## Problem statement
Give back exactly the lines from the beginning of the listing below to the line holding "(tbox) at (388.5,461)", both ends included; the pictures stay out.

## Supplied material
=-=-=-=-=

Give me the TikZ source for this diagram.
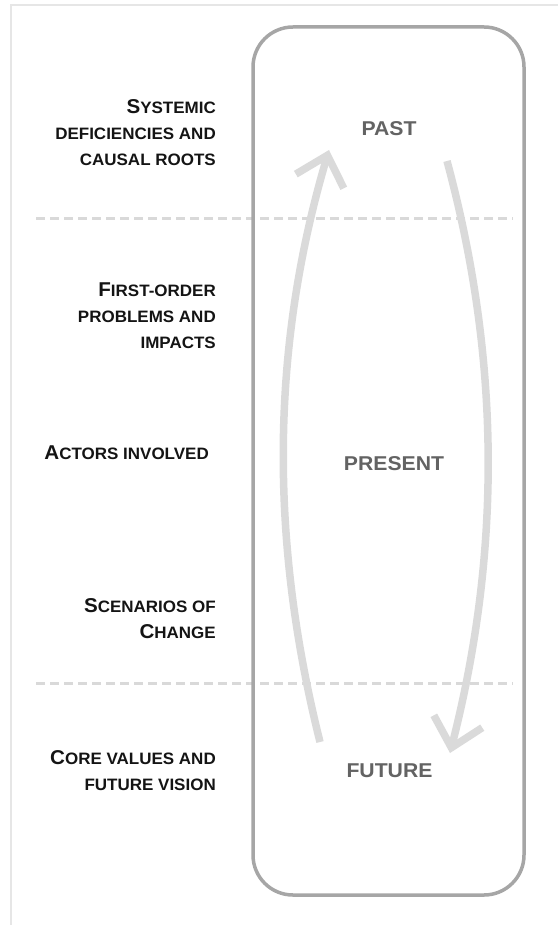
\documentclass[tikz,border=0pt]{standalone}
\usepackage{fontspec}
\setmainfont{Liberation Sans}
\newfontfamily\tagfont{Liberation Sans}[FakeStretch=1.03]
\newfontfamily\eraFont{Liberation Sans}[FakeStretch=1.06]
\usetikzlibrary{arrows.meta}
\definecolor{boxgray}{HTML}{A6A6A6}
\definecolor{flowgray}{HTML}{DADADA}
\definecolor{rulegray}{HTML}{D9D9D9}
\definecolor{framegray}{HTML}{E6E6E6}
\definecolor{eragray}{HTML}{636363}
\definecolor{tagink}{HTML}{141414}
% first letter of a small-caps label
\newcommand\Ini[1]{{\fontsize{20}{20}\selectfont #1}}
\tikzset{
  frameline/.style={draw=framegray, line width=2pt},
  timebox/.style={draw=boxgray, line width=3.5pt, rounded corners=40pt,
    inner sep=0pt, minimum width=271pt, minimum height=868pt},
  divider/.style={draw=rulegray, line width=3pt, dash pattern=on 9pt off 5pt},
  flow/.style={draw=flowgray, line width=7.5pt,
    -{Straight Barb[sharp, length=27pt, width=50pt]}},
  era/.style={font=\eraFont\bfseries\fontsize{20}{20}\selectfont, text=eragray,
    inner sep=0pt, anchor=base},
  tag/.style={font=\tagfont\bfseries\fontsize{16.5}{26}\selectfont, text=tagink,
    align=right, inner sep=0pt, anchor=base east},
}
\begin{document}
\begin{tikzpicture}[x=1pt, y=-1pt]
  \useasboundingbox (0,0) rectangle (558,925);
  % outer frame (top and left edges)
  \coordinate (frTL) at (11,5);
  \coordinate (frTR) at (558,5);
  \coordinate (frBL) at (11,925);
  \draw[frameline] (frTR) -- (frTL) -- (frBL);

  % dividers between the three time zones
  \coordinate (d1a) at (36,219);  \coordinate (d1b) at (513,219);
  \coordinate (d2a) at (36,683);  \coordinate (d2b) at (513,683);
  \draw[divider] (d1a) -- (d1b);
  \draw[divider] (d2a) -- (d2b);

  % timeline box
  \node[timebox] (tbox) at (388.5,461) {};

  % looping arrows: future back to past, past forward to future
  \coordinate (upS) at (320,742);
  \coordinate (upE) at (329,150);
  \coordinate (dnS) at (447,161);
  \coordinate (dnE) at (450,753);
  \draw[flow] (upS) .. controls (270,542) and (270,350) .. (upE);
  \draw[flow] (dnS) .. controls (501,361) and (501,553) .. (dnE);

  % time zones
  \node[era] (past)    at (389,136) {PAST};
  \node[era] (present) at (394,470) {PRESENT};
  \node[era] (future)  at (389.5,777) {FUTURE};

  % analysis levels (anchored on the baseline of the last line)
  \node[tag] (roots) at (216,166)
    {\Ini{S}YSTEMIC\\DEFICIENCIES AND\\CAUSAL ROOTS};
  \node[tag] (impacts) at (216,348)
    {\Ini{F}IRST-ORDER\\PROBLEMS AND\\IMPACTS};
  \node[tag] (actors) at (209,459) {\Ini{A}CTORS INVOLVED};
  \node[tag] (change) at (216,638) {\Ini{S}CENARIOS OF\\\Ini{C}HANGE};
  \node[tag] (vision) at (216,790) {\Ini{C}ORE VALUES AND\\FUTURE VISION};
\end{tikzpicture}
\end{document}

=-=-=-=-=

## Solution to the exercise
Give me the TikZ source for this diagram.
\documentclass[tikz,border=0pt]{standalone}
\usepackage{fontspec}
\setmainfont{Liberation Sans}
\newfontfamily\tagfont{Liberation Sans}[FakeStretch=1.03]
\newfontfamily\eraFont{Liberation Sans}[FakeStretch=1.06]
\usetikzlibrary{arrows.meta}
\definecolor{boxgray}{HTML}{A6A6A6}
\definecolor{flowgray}{HTML}{DADADA}
\definecolor{rulegray}{HTML}{D9D9D9}
\definecolor{framegray}{HTML}{E6E6E6}
\definecolor{eragray}{HTML}{636363}
\definecolor{tagink}{HTML}{141414}
% first letter of a small-caps label
\newcommand\Ini[1]{{\fontsize{20}{20}\selectfont #1}}
\tikzset{
  frameline/.style={draw=framegray, line width=2pt},
  timebox/.style={draw=boxgray, line width=3.5pt, rounded corners=40pt,
    inner sep=0pt, minimum width=271pt, minimum height=868pt},
  divider/.style={draw=rulegray, line width=3pt, dash pattern=on 9pt off 5pt},
  flow/.style={draw=flowgray, line width=7.5pt,
    -{Straight Barb[sharp, length=27pt, width=50pt]}},
  era/.style={font=\eraFont\bfseries\fontsize{20}{20}\selectfont, text=eragray,
    inner sep=0pt, anchor=base},
  tag/.style={font=\tagfont\bfseries\fontsize{16.5}{26}\selectfont, text=tagink,
    align=right, inner sep=0pt, anchor=base east},
}
\begin{document}
\begin{tikzpicture}[x=1pt, y=-1pt]
  \useasboundingbox (0,0) rectangle (558,925);
  % outer frame (top and left edges)
  \coordinate (frTL) at (11,5);
  \coordinate (frTR) at (558,5);
  \coordinate (frBL) at (11,925);
  \draw[frameline] (frTR) -- (frTL) -- (frBL);

  % dividers between the three time zones
  \coordinate (d1a) at (36,219);  \coordinate (d1b) at (513,219);
  \coordinate (d2a) at (36,683);  \coordinate (d2b) at (513,683);
  \draw[divider] (d1a) -- (d1b);
  \draw[divider] (d2a) -- (d2b);

  % timeline box
  \node[timebox] (tbox) at (388.5,461) {};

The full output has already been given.